The DNR is in an unenviable position in reviewing Gogebic’s May 9, 2013 exploration application. On the one hand, DNR has already determined that permits to prospect should at least be reviewed under an environmental assessment (NR 150.03, 150.20); DNR knows that this exploration proposal is directly related and connected to Gogebic’s well-known intent to mine which will result in severe cumulative impacts on the environment; DNR also knows that this mine proposal is extremely controversial due to its proximity to the Bad River Band of the Lake Superior Tribe of Chippewa Indian Reservation, its likely impacts to nearby outstanding resource waters, trout streams, and high quality wetlands; and its close proximity to Lake Superior; and DNR is directed to deny an application for an exploration license if the agency finds that the exploration will have a substantial and irreparable adverse impact on the environment or present a substantial risk of injury to public health and welfare, Wis. Stat. § 295.44(4)(e).

On the other hand, DNR is directed to either issue the exploration license or provide notice of its intent not to issue the license within 10 business days of receiving a complete application, Wis. Stat. § 295.44(4)(a), and is no longer required to prepare an environmental impact statement or environmental assessment for an application for an exploration license, Wis. Stat. § 295.44(13).

Gogebic’s exploration application and its related intent to mine in this same region raise numerous important issues concerning potential impacts to surface and groundwater, wetlands, and other resources that must be carefully analyzed and considered, which are raised in the application itself as well as other comments that have been submitted on this proposal.

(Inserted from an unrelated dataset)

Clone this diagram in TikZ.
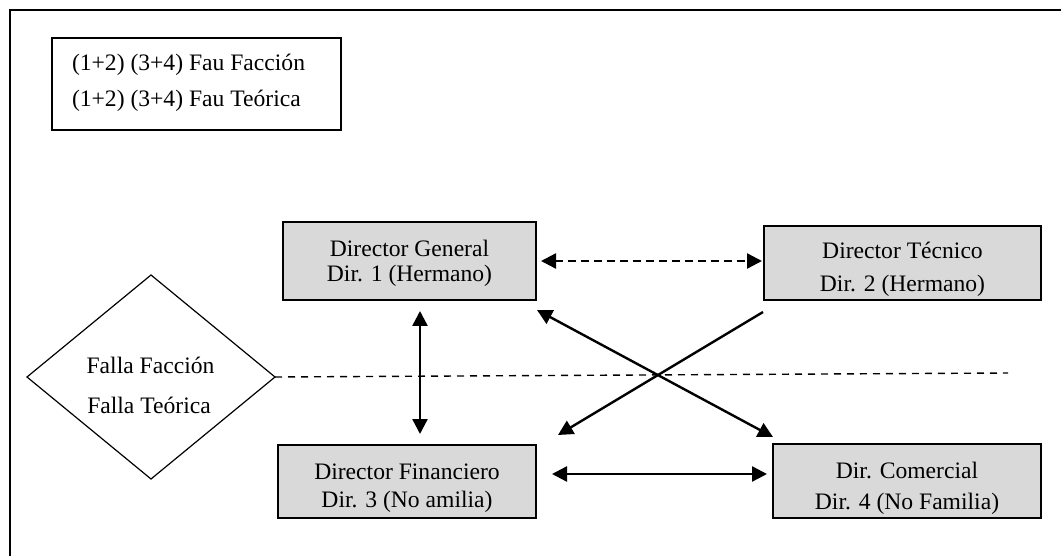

Based on DNR’s past practices and the number and substance of the submitted comments on this proposal, there is no rational way that DNR can determine within 10 business days, without first preparing any sort of environmental review, that this proposal will not result in substantial and irreparable adverse environmental impacts, and will not present a substantial risk of injury to public health and welfare. Because DNR must deny an application if such impacts or risk may occur, Wis. Stat. § 295.44(4)(e), DNR must notify the applicant of its intent not to issue the exploration license until the agency has had the opportunity to conduct and reasonably consider the necessary environmental analysis and review of this proposal, Wis. Stat. § 295.44(4)(f).
Thank you for the opportunity to provide these comments, and please add me to the mailing list and keep me informed of any developments concerning this proposal."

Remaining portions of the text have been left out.